José Manuel Almerich
La niebla es tan densa que perdemos de vista el vehículo apenas cerrada la puerta. Es una locura plantearse la ascensión con este tiempo, donde además el viento húmedo sopla con la fuerza de un tornado y te moja como la rociada de las olas. En la montaña hay que saber renunciar y dejar, para otra ocasión, el deseo de conocer esta pequeña parte del planeta que sobresale entre las nubes. Las brumas no paran de moverse y nos rodean casi por completo. Podrían cortarse a cuchillo y dejarnos pasar a través de ellas, para alcanzar la cumbre y desde allí, volver a ver la luz del sol sobre un inmenso mar de blancos algodones.
Durante varios días recorrimos a pie los caminos del agua, los estrechos senderos entre grandes bejucos y lianas de hojas enredadas que cubren las levadas, una red de acequias que llevan el agua del norte lluvioso al sur semidesértico. Un complejo entramado de acequias que alcanzan en su conjunto, más de mil cuatrocientos kilómetros en una isla de apenas 737 kms cuadrados. Una verdadera epopeya iniciada hace más de cinco siglos donde hombres valientes trabajaron suspendidos en cuerdas amarradas a los troncos de los árboles o a las rocas que se asomaban al vacío.
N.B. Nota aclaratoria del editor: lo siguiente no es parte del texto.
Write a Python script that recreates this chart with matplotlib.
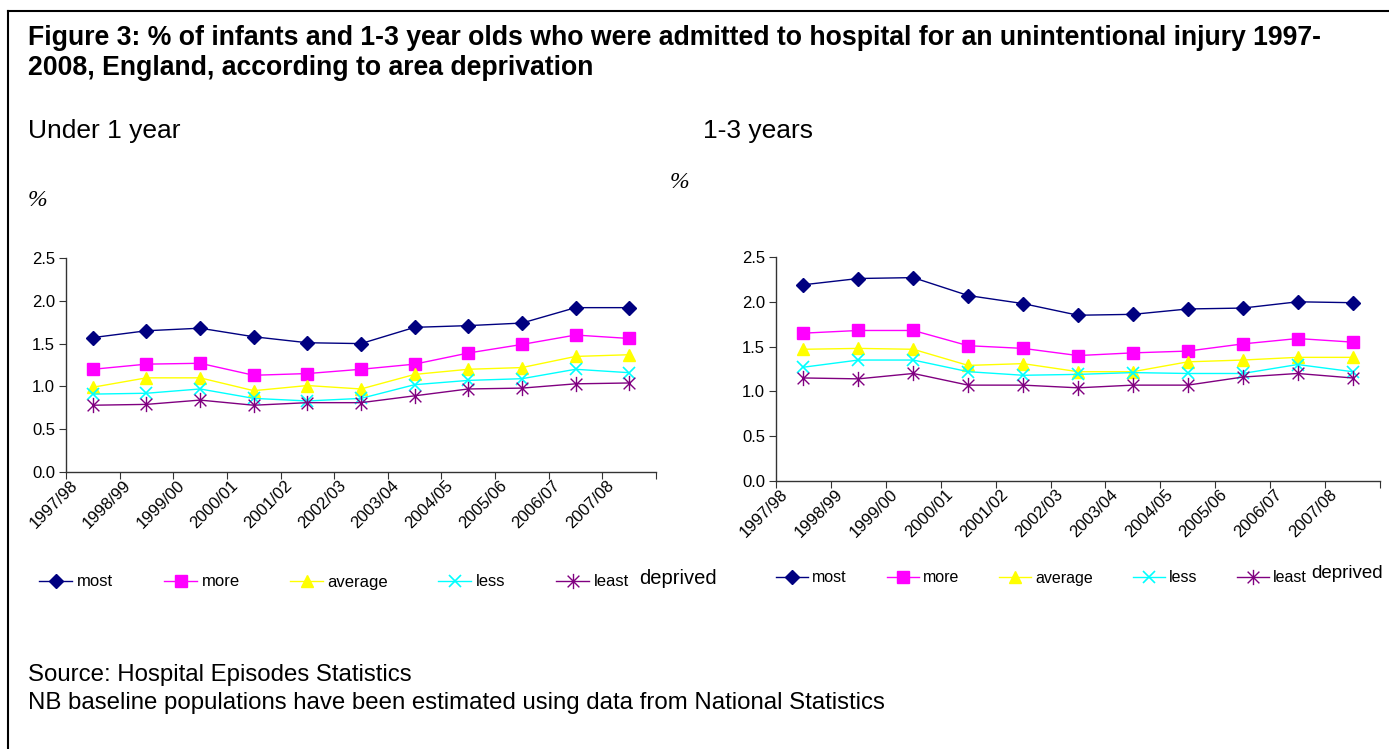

Hombres que, metidos en cestas, perforaban la lava hasta abrir paso a los canales o construir acueductos para salvar arroyos y profundos barrancos. Sacos de arena y cemento eran llevados por estrechos senderos entre abismos escalofriantes hasta los lugares de trabajo mientras los agricultores construían pequeños rellanos en terrenos cultivables hasta edificar espectaculares paisajes humanizados que apuntaban al cielo. Y así hicieron fértiles tierras sin dueño hasta el punto de que la historia de Madeira es la historia de la lucha por atrapar el agua y sus acequias, su propia vida. Sin agua, los campos jamás se habrían creado, y sin ellos, los habitantes de la isla se habrían visto abocados la miseria. Al igual que en la huerta de Valencia, los sistemas de irrigación se rigen por un estricto tribunal que juzga y decide los turnos en virtud de una justa distribución del agua: los levadeiros.
Madeira es un fragmento de Portugal a la deriva en medio del océano, una seducción para los que aman la naturaleza y practican el deporte más natural que existe: caminar. Como el resto del país, es tierra de navegantes y poetas, no tanto de pescadores. Costas lazeradas por el Atlántico, largas playas de cantos rodados y acantilados sobrecogedores. Imponentes montañas barridas por los vientos o coronadas por las nubes, vestidas con un manto de flores que dan al archipiélago su perfume inconfundible. Puedo imaginarme la visión de los primeros exploradores cuando descubrieron esta isla en 1419: una extensión deshabitada y cubierta de bosques por lo que la llamaron la isla de la Madera. En poco tiempo los primeros colonos prendieron fuego a la espesa selva y se cuenta que el incendio duró siete años. Tras el desbroce los campesinos esculpieron las vertientes de las montañas para convertirlas en terrazas que dan a Madeira una fisonomía propia. Desde las partes bajas llevaban a sus espaldas las cestas con la tierra que les faltaba más arriba, porque los animales de tiro nunca se adaptaron a la isla. Hoy, los nuevos colonos van cargados con mochilas pero no para cargar tierra, sino para recorrer a pie los senderos y adentrarse como la sangre por las venas, en el corazón del bosque. Entre bananos, papayos, hortensias, geranios y buganvillas transcurren los caminos. Y los cultivos de guayabas, aguacates, mangos y chirimollas indican a los caminantes que algún pueblo queda cercano colgado en las vertientes.
Contemplamos las ballenas desde los mismos acantilados y recorrimos en solitario la Punta de San Lorenzo, uno de los paisajes más áridos y salvajes de la isla. Y a la noche, comimos bacalao a la brasa con verduras frescas, unas gotas de limón y aceite de oliva. El vino de Madeira también hace a la isla más mediterránea: porque en mitad del Atlántico son demasiadas coincidencias: viñedos en terrazas abiertas al mar, regueros de agua cristalina, huertas y barracas, como las valencianas, pero pintadas de azul y rojo. Es la lucha por dominar y controlar el agua lo que nos hace semejantes.